From this description, you may think this person shops at Hot Topic, is a tomboy and maybe even a loner. The person I used was myself; I was an average student, I knew many people, but kept to myself outside of school, I was in then drama club, and yes I was a big time tomboy.

Now that I have a round, plump, fleshy character I need to give her a name. Picking a name can be one of the hardest things for any writer. I tend to look at names in a stereotypical way.

For example: My name happens to be Virginia Ann, which sounds very southern, but I was born and raised in California. I was named after my aunt, so my name has family history to it, however, I don’t feel my name fits me or who I am as a person. This is something you need to keep in mind when naming your characters. As parents, we cannot see who our children are going to be or what their personalities will be like when they grow-up. But we can see who our characters are and picking a name that fits or does not fit means a lot to a reader. So for this character I feel she needs a name that can be shortened into a nickname, like Samantha.

Finally, I need to make my character act and feel like a real teen. One way to do this is to ask her questions about herself. Here are few questions I like to ask my characters:

1. Do you get along with your parents?

2. Are both your parents living?

3. What subject do you like in school?

4. Who is your favorite teacher?

5. Worst teacher?

6. What sports to you like?

7. Can you play a musical instrument?

8. What do you hate?

9. What do you like?

10. Who’s your best friend(s)?

11. Like to eat and drink?

12. Favorite saying?

13. Movies, T.V. shows, and music you like?

14. What’s the worst thing that has happened to you?

15. The best?

16. What do you do for fun?

17. Any pets?

18. If you can have anything what would it be?

19. What would you change about yourself?

After I interview my characters as fully as possible, I then put them in a situation with each other. This may be a scene I end up using for my story, but mostly it is just an exercise to see how they relate to each other. Then I take each character and put them in a scene with a stranger on the street or at the mall. This gives me a better idea of how they talk, act, and feel about different environments.

As you develop your characters, trust them to let you know how they feel about a situation and use their dialogue, thoughts and actions to express their feelings. Believable characters act, think, feel and speak as “real people” do.


  1. Virginia, it's interesting to hear that you start with your character's physical appearances and that you often take aspects of people you know.

  2. I have a cheat sheet. When I wasn't using one, one of my characters started chapter one as Albert and in chapter 5 was Andrew. I did the same thing with the Mom.

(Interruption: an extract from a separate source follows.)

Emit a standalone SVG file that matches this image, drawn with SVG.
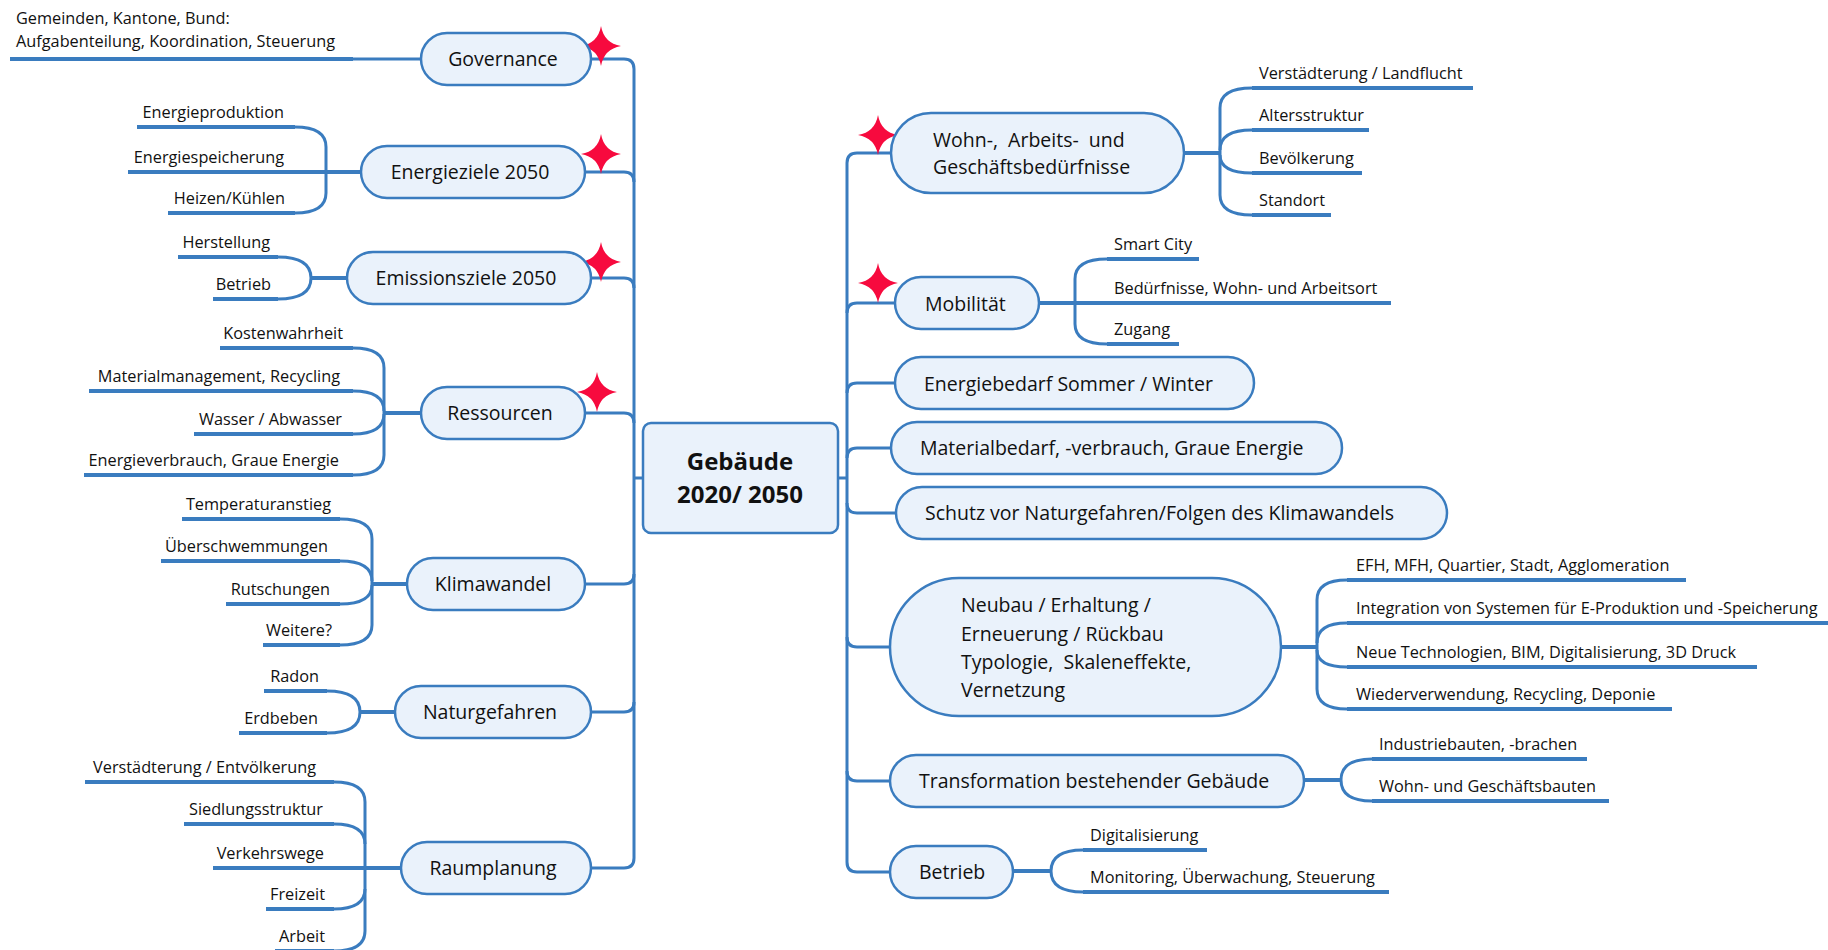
<svg xmlns="http://www.w3.org/2000/svg" xmlns:xlink="http://www.w3.org/1999/xlink" width="1828" height="950" viewBox="0 0 1828 950">
  <defs>
    <style>
      .bg { fill: #ffffff; }
      .con { fill: none; stroke: #3a7cbf; stroke-width: 3; stroke-linecap: butt; }
      .stub { fill: none; stroke: #3a7cbf; stroke-width: 4; }
      .ul { fill: none; stroke: #3a7cbf; stroke-width: 4; }
      .box { fill: #eaf2fb; stroke: #3a7cbf; stroke-width: 2.5; }
      .t { font-family: "Open Sans", "Noto Sans", "DejaVu Sans", sans-serif; fill: #111111; }
      .main { font-size: 19.5px; }
      .sub { font-size: 16.3px; }
      .mid { text-anchor: middle; }
      .end { text-anchor: end; }
      .root { font-size: 24px; font-weight: bold; text-anchor: middle; }
      .star { fill: #f70a3e; }
    </style>
    <path id="star" class="star" d="M0,-20 Q3,-3 20,0 Q3,3 0,20 Q-3,3 -20,0 Q-3,-3 0,-20 Z"/>
  </defs>

  <rect class="bg" x="0" y="0" width="1828" height="950"/>

  <!-- trunks, branch curves and bracket connectors -->
  <g id="connectors">
    <!-- left trunk -->
    <path class="con" d="M591,59 H624 Q634,59 634,69 V858 Q634,868 624,868 H591"/>
    <path class="con" d="M585,172 H624 Q634,172 634,182"/>
    <path class="con" d="M591,278 H624 Q634,278 634,288"/>
    <path class="con" d="M585,413 H624 Q634,413 634,423"/>
    <path class="con" d="M585,584 H624 Q634,584 634,574"/>
    <path class="con" d="M591,712 H624 Q634,712 634,702"/>
    <path class="con" d="M634,478 H643"/>
    <!-- right trunk -->
    <path class="con" d="M891,153 H857 Q847,153 847,163 V862 Q847,872 857,872 H890"/>
    <path class="con" d="M895,303 H857 Q847,303 847,313"/>
    <path class="con" d="M895,383 H857 Q847,383 847,393"/>
    <path class="con" d="M891,448 H857 Q847,448 847,458"/>
    <path class="con" d="M896,513 H857 Q847,513 847,503"/>
    <path class="con" d="M890,647 H857 Q847,647 847,637"/>
    <path class="con" d="M890,781 H857 Q847,781 847,771"/>
    <path class="con" d="M838,478 H847"/>

    <!-- Governance -->
    <path class="con" d="M353,59 H421"/>
    <!-- Energieziele 2050 -->
    <path class="con" d="M295,127 Q326,127 326,147 V193 Q326,213 295,213"/>
    <path class="stub" d="M295,172 H361"/>
    <!-- Emissionsziele 2050 -->
    <path class="con" d="M278,257 Q311,257 311,278 Q311,299 278,299"/>
    <path class="stub" d="M311,278 H347"/>
    <!-- Ressourcen -->
    <path class="con" d="M353,348 Q384,348 384,368 V455 Q384,475 353,475"/>
    <path class="con" d="M353,391 Q384,391 384,411"/>
    <path class="con" d="M353,434 Q384,434 384,414"/>
    <path class="stub" d="M384,413 H421"/>
    <!-- Klimawandel -->
    <path class="con" d="M340,519 Q372,519 372,539 V625 Q372,645 340,645"/>
    <path class="con" d="M340,561 Q372,561 372,581"/>
    <path class="con" d="M340,604 Q372,604 372,585"/>
    <path class="stub" d="M372,584 H407"/>
    <!-- Naturgefahren -->
    <path class="con" d="M327,691 Q360,691 360,712 Q360,733 327,733"/>
    <path class="stub" d="M360,712 H395"/>
    <!-- Raumplanung -->
    <path class="con" d="M334,782 Q365,782 365,802 V931 Q365,951 334,951"/>
    <path class="con" d="M334,824 Q365,824 365,844"/>
    <path class="con" d="M334,909 Q365,909 365,889"/>
    <path class="stub" d="M334,868 H401"/>

    <!-- Wohn-, Arbeits- und Geschäftsbedürfnisse -->
    <path class="con" d="M1252,88 Q1220,88 1220,108 V195 Q1220,215 1252,215"/>
    <path class="con" d="M1252,130 Q1220,130 1220,150"/>
    <path class="con" d="M1252,173 Q1220,173 1220,155"/>
    <path class="stub" d="M1184,153 H1220"/>
    <!-- Mobilität -->
    <path class="con" d="M1107,259 Q1075,259 1075,279 V324 Q1075,344 1107,344"/>
    <path class="stub" d="M1039,303 H1107"/>
    <!-- Neubau / Erhaltung -->
    <path class="con" d="M1347,580 Q1317,580 1317,600 V689 Q1317,709 1347,709"/>
    <path class="con" d="M1347,623 Q1317,623 1317,643"/>
    <path class="con" d="M1347,667 Q1317,667 1317,650"/>
    <path class="stub" d="M1281,647 H1317"/>
    <!-- Transformation bestehender Gebäude -->
    <path class="con" d="M1372,759 Q1341,759 1341,780 Q1341,801 1372,801"/>
    <path class="stub" d="M1304,780 H1341"/>
    <!-- Betrieb -->
    <path class="con" d="M1083,850 Q1051,850 1051,871 Q1051,892 1083,892"/>
    <path class="stub" d="M1013,871 H1051"/>
  </g>

  <!-- priority markers (drawn under the topic boxes) -->
  <g id="markers">
    <use xlink:href="#star" x="601" y="46"/>
    <use xlink:href="#star" x="601" y="154"/>
    <use xlink:href="#star" x="601" y="262"/>
    <use xlink:href="#star" x="597" y="392"/>
    <use xlink:href="#star" x="878" y="135"/>
    <use xlink:href="#star" x="878" y="283"/>
  </g>

  <!-- central topic -->
  <g id="n-gebaeude">
    <rect class="box" x="643" y="423" width="195" height="110" rx="8"/>
    <text class="t root" x="740" y="470">Gebäude</text>
    <text class="t root" x="740" y="503">2020/ 2050</text>
  </g>

  <!-- left main topics -->
  <g id="n-governance">
    <rect class="box" x="421" y="33" width="170" height="52" rx="26"/>
    <text class="t main mid" x="503" y="66">Governance</text>
  </g>
  <g id="n-energieziele">
    <rect class="box" x="361" y="146" width="224" height="52" rx="26"/>
    <text class="t main mid" x="470" y="179">Energieziele 2050</text>
  </g>
  <g id="n-emissionsziele">
    <rect class="box" x="347" y="252" width="244" height="52" rx="26"/>
    <text class="t main mid" x="466" y="285">Emissionsziele 2050</text>
  </g>
  <g id="n-ressourcen">
    <rect class="box" x="421" y="387" width="164" height="52" rx="26"/>
    <text class="t main mid" x="500" y="420">Ressourcen</text>
  </g>
  <g id="n-klimawandel">
    <rect class="box" x="407" y="558" width="178" height="52" rx="26"/>
    <text class="t main mid" x="493" y="591">Klimawandel</text>
  </g>
  <g id="n-naturgefahren">
    <rect class="box" x="395" y="686" width="196" height="52" rx="26"/>
    <text class="t main mid" x="490" y="719">Naturgefahren</text>
  </g>
  <g id="n-raumplanung">
    <rect class="box" x="401" y="842" width="190" height="52" rx="26"/>
    <text class="t main mid" x="493" y="875">Raumplanung</text>
  </g>

  <!-- right main topics -->
  <g id="n-wohn">
    <rect class="box" x="891" y="113" width="293" height="80" rx="40"/>
    <text class="t main" x="933" y="147">Wohn-,&#160; Arbeits-&#160; und</text>
    <text class="t main" x="933" y="174">Geschäftsbedürfnisse</text>
  </g>
  <g id="n-mobilitaet">
    <rect class="box" x="895" y="277" width="144" height="52" rx="26"/>
    <text class="t main" x="925" y="311">Mobilität</text>
  </g>
  <g id="n-energiebedarf">
    <rect class="box" x="895" y="357" width="359" height="52" rx="26"/>
    <text class="t main" x="924" y="391">Energiebedarf Sommer / Winter</text>
  </g>
  <g id="n-materialbedarf">
    <rect class="box" x="891" y="422" width="451" height="52" rx="26"/>
    <text class="t main" x="920" y="455">Materialbedarf, -verbrauch, Graue Energie</text>
  </g>
  <g id="n-schutz">
    <rect class="box" x="896" y="487" width="551" height="52" rx="26"/>
    <text class="t main" x="925" y="520">Schutz vor Naturgefahren/Folgen des Klimawandels</text>
  </g>
  <g id="n-neubau">
    <rect class="box" x="890" y="578" width="391" height="138" rx="69"/>
    <text class="t main" x="961" y="612">Neubau / Erhaltung /</text>
    <text class="t main" x="961" y="641">Erneuerung / Rückbau</text>
    <text class="t main" x="961" y="669">Typologie,&#160; Skaleneffekte,</text>
    <text class="t main" x="961" y="697">Vernetzung</text>
  </g>
  <g id="n-transformation">
    <rect class="box" x="890" y="755" width="414" height="52" rx="26"/>
    <text class="t main" x="919" y="788">Transformation bestehender Gebäude</text>
  </g>
  <g id="n-betrieb">
    <rect class="box" x="890" y="846" width="123" height="52" rx="26"/>
    <text class="t main" x="919" y="879">Betrieb</text>
  </g>

  <!-- left sub-topics -->
  <g id="s-governance">
    <text class="t sub" x="16" y="24">Gemeinden, Kantone, Bund:</text>
    <text class="t sub" x="16" y="47">Aufgabenteilung, Koordination, Steuerung</text>
    <path class="ul" d="M10,59 H353"/>
  </g>
  <g id="s-energieproduktion"><text class="t sub end" x="284" y="118">Energieproduktion</text><path class="ul" d="M137,127 H295"/></g>
  <g id="s-energiespeicherung"><text class="t sub end" x="284" y="163">Energiespeicherung</text><path class="ul" d="M128,172 H295"/></g>
  <g id="s-heizen"><text class="t sub end" x="285" y="204">Heizen/Kühlen</text><path class="ul" d="M168,213 H295"/></g>
  <g id="s-herstellung"><text class="t sub end" x="270" y="248">Herstellung</text><path class="ul" d="M178,257 H278"/></g>
  <g id="s-betrieb-em"><text class="t sub end" x="271" y="290">Betrieb</text><path class="ul" d="M213,299 H278"/></g>
  <g id="s-kostenwahrheit"><text class="t sub end" x="343" y="339">Kostenwahrheit</text><path class="ul" d="M220,348 H353"/></g>
  <g id="s-materialmanagement"><text class="t sub end" x="340" y="382">Materialmanagement, Recycling</text><path class="ul" d="M89,391 H353"/></g>
  <g id="s-wasser"><text class="t sub end" x="342" y="425">Wasser / Abwasser</text><path class="ul" d="M194,434 H353"/></g>
  <g id="s-energieverbrauch"><text class="t sub end" x="339" y="466">Energieverbrauch, Graue Energie</text><path class="ul" d="M84,475 H353"/></g>
  <g id="s-temperatur"><text class="t sub end" x="331" y="510">Temperaturanstieg</text><path class="ul" d="M182,519 H340"/></g>
  <g id="s-ueberschwemmungen"><text class="t sub end" x="328" y="552">Überschwemmungen</text><path class="ul" d="M161,561 H340"/></g>
  <g id="s-rutschungen"><text class="t sub end" x="330" y="595">Rutschungen</text><path class="ul" d="M226,604 H340"/></g>
  <g id="s-weitere"><text class="t sub end" x="332" y="636">Weitere?</text><path class="ul" d="M263,645 H340"/></g>
  <g id="s-radon"><text class="t sub end" x="319" y="682">Radon</text><path class="ul" d="M264,691 H327"/></g>
  <g id="s-erdbeben"><text class="t sub end" x="318" y="724">Erdbeben</text><path class="ul" d="M239,733 H327"/></g>
  <g id="s-verstaedterung-ent"><text class="t sub end" x="316" y="773">Verstädterung / Entvölkerung</text><path class="ul" d="M85,782 H334"/></g>
  <g id="s-siedlung"><text class="t sub end" x="323" y="815">Siedlungsstruktur</text><path class="ul" d="M184,824 H334"/></g>
  <g id="s-verkehr"><text class="t sub end" x="324" y="859">Verkehrswege</text><path class="ul" d="M213,868 H334"/></g>
  <g id="s-freizeit"><text class="t sub end" x="325" y="900">Freizeit</text><path class="ul" d="M266,909 H334"/></g>
  <g id="s-arbeit"><text class="t sub end" x="325" y="942">Arbeit</text><path class="ul" d="M275,951 H334"/></g>

  <!-- right sub-topics -->
  <g id="s-landflucht"><text class="t sub" x="1259" y="79">Verstädterung / Landflucht</text><path class="ul" d="M1252,88 H1473"/></g>
  <g id="s-alter"><text class="t sub" x="1259" y="121">Altersstruktur</text><path class="ul" d="M1252,130 H1369"/></g>
  <g id="s-bevoelkerung"><text class="t sub" x="1259" y="164">Bevölkerung</text><path class="ul" d="M1252,173 H1362"/></g>
  <g id="s-standort"><text class="t sub" x="1259" y="206">Standort</text><path class="ul" d="M1252,215 H1331"/></g>
  <g id="s-smartcity"><text class="t sub" x="1114" y="250">Smart City</text><path class="ul" d="M1107,259 H1199"/></g>
  <g id="s-beduerfnisse"><text class="t sub" x="1114" y="294">Bedürfnisse, Wohn- und Arbeitsort</text><path class="ul" d="M1107,303 H1391"/></g>
  <g id="s-zugang"><text class="t sub" x="1114" y="335">Zugang</text><path class="ul" d="M1107,344 H1179"/></g>
  <g id="s-efh"><text class="t sub" x="1356" y="571">EFH, MFH, Quartier, Stadt, Agglomeration</text><path class="ul" d="M1347,580 H1686"/></g>
  <g id="s-integration"><text class="t sub" x="1356" y="614">Integration von Systemen für E-Produktion und -Speicherung</text><path class="ul" d="M1347,623 H1830"/></g>
  <g id="s-technologien"><text class="t sub" x="1356" y="658">Neue Technologien, BIM, Digitalisierung, 3D Druck</text><path class="ul" d="M1347,667 H1757"/></g>
  <g id="s-wiederverwendung"><text class="t sub" x="1356" y="700">Wiederverwendung, Recycling, Deponie</text><path class="ul" d="M1347,709 H1672"/></g>
  <g id="s-industrie"><text class="t sub" x="1379" y="750">Industriebauten, -brachen</text><path class="ul" d="M1372,759 H1587"/></g>
  <g id="s-wohnbauten"><text class="t sub" x="1379" y="792">Wohn- und Geschäftsbauten</text><path class="ul" d="M1372,801 H1609"/></g>
  <g id="s-digitalisierung"><text class="t sub" x="1090" y="841">Digitalisierung</text><path class="ul" d="M1083,850 H1207"/></g>
  <g id="s-monitoring"><text class="t sub" x="1090" y="883">Monitoring, Überwachung, Steuerung</text><path class="ul" d="M1083,892 H1389"/></g>
</svg>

She was Rose and became Grace.
    I also record their physical characteristics, personality, hobbies, etc... My grandparents (in the book) have a loving relationship. They greet each other with a hug and kiss. They still hold hands. They've got pet names for each other.

    Their relationship & how they relate to each other deeply affects who my main character is. (I hate taking the time to do this, but it's helpful & very necessary) I draw a diagram of the houses in my book & the town or city.

    It keeps my details consistent. I can see in my head where my characters are. I really recommend it. I bet you'll hate taking the time from writing, but you'll be glad you did it.
    J. Aday Kennedy
    The Differently-Abled Writer
    Children's Book Author & Inspirational Spokesperson
    Klutzy Kantor & Marta Gargantuan Wings

  3. Yeah, a lot of writers I know start with a name and then build from there. Others with personality traits. I think because I worked in retail and marketing, physical traits come to me first, followed by personality, and lastly the name.

    Also, many of my characters are based of real people. Sometimes just one person, but most of the time a combination of two or more people. I do have a few characters based on me, but their books haven't been written yet.

  4. Virginia, I have a character chart that lets me interview my characters & flesh them out much like you do. I got this from I.C.L. I also picture the character before the name. You gave me a few more pointers on fleshing out my characters, though!